- _MATERIAL PROVIDED_:
+---+

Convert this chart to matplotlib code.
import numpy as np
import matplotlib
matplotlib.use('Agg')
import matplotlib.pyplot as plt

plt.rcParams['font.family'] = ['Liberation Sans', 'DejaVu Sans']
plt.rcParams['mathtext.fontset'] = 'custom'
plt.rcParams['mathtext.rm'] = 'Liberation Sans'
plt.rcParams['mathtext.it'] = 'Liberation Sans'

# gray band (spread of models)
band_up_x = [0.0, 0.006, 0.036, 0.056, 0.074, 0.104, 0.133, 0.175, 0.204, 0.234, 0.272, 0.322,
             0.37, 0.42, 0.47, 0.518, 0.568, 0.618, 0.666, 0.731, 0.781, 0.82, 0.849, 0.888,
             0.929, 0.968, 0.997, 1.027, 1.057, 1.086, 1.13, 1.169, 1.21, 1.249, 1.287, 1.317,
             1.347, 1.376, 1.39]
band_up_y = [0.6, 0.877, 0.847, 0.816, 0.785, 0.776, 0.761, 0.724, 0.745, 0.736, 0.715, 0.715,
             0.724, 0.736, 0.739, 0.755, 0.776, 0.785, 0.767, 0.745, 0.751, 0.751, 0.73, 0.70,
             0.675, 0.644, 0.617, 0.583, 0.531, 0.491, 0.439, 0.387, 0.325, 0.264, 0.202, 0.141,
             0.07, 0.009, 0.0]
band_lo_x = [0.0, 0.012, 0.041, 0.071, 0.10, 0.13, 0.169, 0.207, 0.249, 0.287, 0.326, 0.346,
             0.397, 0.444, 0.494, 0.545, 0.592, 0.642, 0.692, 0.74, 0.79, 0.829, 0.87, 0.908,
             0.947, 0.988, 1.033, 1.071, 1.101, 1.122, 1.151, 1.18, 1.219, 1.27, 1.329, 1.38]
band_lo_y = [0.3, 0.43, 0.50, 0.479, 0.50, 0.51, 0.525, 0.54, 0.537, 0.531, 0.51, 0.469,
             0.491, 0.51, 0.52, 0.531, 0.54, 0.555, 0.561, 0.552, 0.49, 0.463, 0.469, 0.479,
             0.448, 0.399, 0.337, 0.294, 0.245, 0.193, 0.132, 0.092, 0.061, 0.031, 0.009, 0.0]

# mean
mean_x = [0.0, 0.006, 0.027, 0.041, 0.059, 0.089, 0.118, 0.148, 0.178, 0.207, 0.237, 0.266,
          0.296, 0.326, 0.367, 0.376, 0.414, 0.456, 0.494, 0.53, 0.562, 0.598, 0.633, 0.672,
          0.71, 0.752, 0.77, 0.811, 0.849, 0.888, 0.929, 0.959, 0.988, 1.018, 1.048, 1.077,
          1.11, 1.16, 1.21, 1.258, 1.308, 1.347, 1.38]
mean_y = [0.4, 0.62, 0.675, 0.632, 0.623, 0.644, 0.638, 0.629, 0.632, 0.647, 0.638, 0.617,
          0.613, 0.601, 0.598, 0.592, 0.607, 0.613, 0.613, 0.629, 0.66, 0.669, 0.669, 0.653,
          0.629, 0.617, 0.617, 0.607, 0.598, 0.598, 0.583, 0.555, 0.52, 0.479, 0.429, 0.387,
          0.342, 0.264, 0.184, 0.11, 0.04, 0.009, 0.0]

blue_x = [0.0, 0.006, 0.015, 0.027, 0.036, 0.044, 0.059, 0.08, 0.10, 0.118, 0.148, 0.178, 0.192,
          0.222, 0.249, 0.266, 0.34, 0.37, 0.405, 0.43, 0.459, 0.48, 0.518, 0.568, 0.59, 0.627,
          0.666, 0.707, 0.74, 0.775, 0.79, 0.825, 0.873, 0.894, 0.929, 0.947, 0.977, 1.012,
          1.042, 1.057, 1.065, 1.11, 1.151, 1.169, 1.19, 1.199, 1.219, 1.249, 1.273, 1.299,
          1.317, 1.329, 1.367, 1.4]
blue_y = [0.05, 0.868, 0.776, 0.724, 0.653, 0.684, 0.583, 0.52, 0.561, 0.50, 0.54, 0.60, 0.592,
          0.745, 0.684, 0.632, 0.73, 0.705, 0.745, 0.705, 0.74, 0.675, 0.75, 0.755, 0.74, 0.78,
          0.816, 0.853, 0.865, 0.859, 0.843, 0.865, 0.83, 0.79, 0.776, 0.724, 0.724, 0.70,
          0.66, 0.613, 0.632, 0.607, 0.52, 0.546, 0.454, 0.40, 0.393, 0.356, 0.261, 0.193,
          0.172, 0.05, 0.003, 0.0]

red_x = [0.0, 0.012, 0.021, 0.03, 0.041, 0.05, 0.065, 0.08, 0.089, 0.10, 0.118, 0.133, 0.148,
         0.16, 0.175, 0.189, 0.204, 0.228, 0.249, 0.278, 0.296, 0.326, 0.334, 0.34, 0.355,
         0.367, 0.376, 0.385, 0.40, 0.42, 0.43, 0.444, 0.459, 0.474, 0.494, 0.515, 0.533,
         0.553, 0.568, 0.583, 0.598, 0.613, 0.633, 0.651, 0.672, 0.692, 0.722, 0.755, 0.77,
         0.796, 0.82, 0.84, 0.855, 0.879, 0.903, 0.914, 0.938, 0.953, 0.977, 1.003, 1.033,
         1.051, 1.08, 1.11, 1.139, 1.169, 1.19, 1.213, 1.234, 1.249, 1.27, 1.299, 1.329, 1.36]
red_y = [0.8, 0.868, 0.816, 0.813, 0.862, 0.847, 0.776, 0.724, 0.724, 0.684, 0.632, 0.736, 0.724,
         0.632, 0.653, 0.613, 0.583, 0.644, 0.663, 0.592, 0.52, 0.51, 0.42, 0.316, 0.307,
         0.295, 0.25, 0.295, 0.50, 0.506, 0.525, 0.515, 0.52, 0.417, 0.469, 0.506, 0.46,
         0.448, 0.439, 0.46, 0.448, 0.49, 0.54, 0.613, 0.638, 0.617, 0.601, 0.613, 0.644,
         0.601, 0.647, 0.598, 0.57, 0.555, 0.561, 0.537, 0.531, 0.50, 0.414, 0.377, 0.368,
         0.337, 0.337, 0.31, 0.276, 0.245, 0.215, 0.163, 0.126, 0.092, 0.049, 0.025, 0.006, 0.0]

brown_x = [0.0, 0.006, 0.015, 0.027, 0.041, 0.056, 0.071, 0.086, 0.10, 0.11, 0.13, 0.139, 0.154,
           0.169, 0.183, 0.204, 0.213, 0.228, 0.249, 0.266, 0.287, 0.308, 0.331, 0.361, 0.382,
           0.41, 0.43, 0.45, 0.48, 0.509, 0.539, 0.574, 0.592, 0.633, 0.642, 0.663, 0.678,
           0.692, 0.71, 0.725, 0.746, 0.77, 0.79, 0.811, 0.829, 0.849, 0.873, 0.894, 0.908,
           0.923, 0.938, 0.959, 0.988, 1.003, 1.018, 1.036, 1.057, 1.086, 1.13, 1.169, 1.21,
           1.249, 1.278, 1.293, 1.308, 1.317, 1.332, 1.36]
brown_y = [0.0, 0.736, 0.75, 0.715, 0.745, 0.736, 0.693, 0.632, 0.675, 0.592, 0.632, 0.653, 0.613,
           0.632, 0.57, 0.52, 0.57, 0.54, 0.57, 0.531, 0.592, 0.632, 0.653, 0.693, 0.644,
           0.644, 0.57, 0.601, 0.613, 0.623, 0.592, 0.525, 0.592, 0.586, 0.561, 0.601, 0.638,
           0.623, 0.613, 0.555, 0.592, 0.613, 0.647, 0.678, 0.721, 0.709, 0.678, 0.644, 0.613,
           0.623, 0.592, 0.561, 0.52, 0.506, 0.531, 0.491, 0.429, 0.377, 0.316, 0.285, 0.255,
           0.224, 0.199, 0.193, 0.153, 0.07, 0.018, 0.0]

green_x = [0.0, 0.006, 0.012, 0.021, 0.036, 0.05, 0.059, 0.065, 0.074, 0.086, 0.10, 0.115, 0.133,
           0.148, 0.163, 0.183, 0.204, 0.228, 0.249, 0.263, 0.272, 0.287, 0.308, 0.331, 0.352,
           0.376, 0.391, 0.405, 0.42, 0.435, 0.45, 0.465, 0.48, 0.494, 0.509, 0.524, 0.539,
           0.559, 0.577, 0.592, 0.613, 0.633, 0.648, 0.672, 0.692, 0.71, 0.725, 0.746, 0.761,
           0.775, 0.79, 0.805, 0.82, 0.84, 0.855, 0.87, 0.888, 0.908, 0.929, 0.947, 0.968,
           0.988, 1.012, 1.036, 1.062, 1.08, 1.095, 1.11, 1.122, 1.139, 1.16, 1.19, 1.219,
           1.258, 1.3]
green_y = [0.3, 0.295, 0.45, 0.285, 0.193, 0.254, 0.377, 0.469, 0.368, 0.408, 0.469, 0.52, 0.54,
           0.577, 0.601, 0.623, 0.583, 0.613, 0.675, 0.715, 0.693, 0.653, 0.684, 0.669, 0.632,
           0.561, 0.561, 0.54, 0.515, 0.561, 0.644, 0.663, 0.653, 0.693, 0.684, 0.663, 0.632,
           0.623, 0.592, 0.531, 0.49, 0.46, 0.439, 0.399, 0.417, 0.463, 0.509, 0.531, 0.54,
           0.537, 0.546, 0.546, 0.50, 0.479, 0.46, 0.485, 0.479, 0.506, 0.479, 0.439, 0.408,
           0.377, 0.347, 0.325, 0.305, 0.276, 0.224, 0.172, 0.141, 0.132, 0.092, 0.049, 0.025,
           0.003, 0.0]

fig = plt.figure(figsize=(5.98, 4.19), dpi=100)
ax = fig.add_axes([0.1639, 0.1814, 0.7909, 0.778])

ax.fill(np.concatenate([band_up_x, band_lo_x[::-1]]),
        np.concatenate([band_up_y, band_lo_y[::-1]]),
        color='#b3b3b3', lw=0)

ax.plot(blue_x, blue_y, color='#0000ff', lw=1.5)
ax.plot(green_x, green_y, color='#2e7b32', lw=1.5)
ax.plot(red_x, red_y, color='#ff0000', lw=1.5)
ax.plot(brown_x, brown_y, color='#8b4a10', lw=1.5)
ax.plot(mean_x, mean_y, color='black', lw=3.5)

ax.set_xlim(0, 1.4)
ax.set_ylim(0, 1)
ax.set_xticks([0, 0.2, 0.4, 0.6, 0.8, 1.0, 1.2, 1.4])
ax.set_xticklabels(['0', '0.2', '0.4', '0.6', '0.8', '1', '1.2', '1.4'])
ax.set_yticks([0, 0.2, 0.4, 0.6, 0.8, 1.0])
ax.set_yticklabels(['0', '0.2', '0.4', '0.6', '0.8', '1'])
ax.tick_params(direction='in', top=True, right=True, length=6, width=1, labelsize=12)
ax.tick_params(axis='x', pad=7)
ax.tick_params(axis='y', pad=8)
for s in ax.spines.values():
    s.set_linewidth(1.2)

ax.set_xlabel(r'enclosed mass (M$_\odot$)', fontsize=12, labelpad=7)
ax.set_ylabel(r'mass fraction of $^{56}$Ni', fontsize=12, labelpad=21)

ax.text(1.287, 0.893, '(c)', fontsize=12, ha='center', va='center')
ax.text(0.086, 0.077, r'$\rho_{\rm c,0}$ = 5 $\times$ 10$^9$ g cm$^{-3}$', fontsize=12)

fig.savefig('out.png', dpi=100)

+---+

- _GOAL OF THE EXERCISE_: Only lines with "matplotlib" are wanted here; list each of them.

- _SOLUTION FOR THIS PROBLEM_:
Convert this chart to matplotlib code.
import matplotlib
matplotlib.use('Agg')
import matplotlib.pyplot as plt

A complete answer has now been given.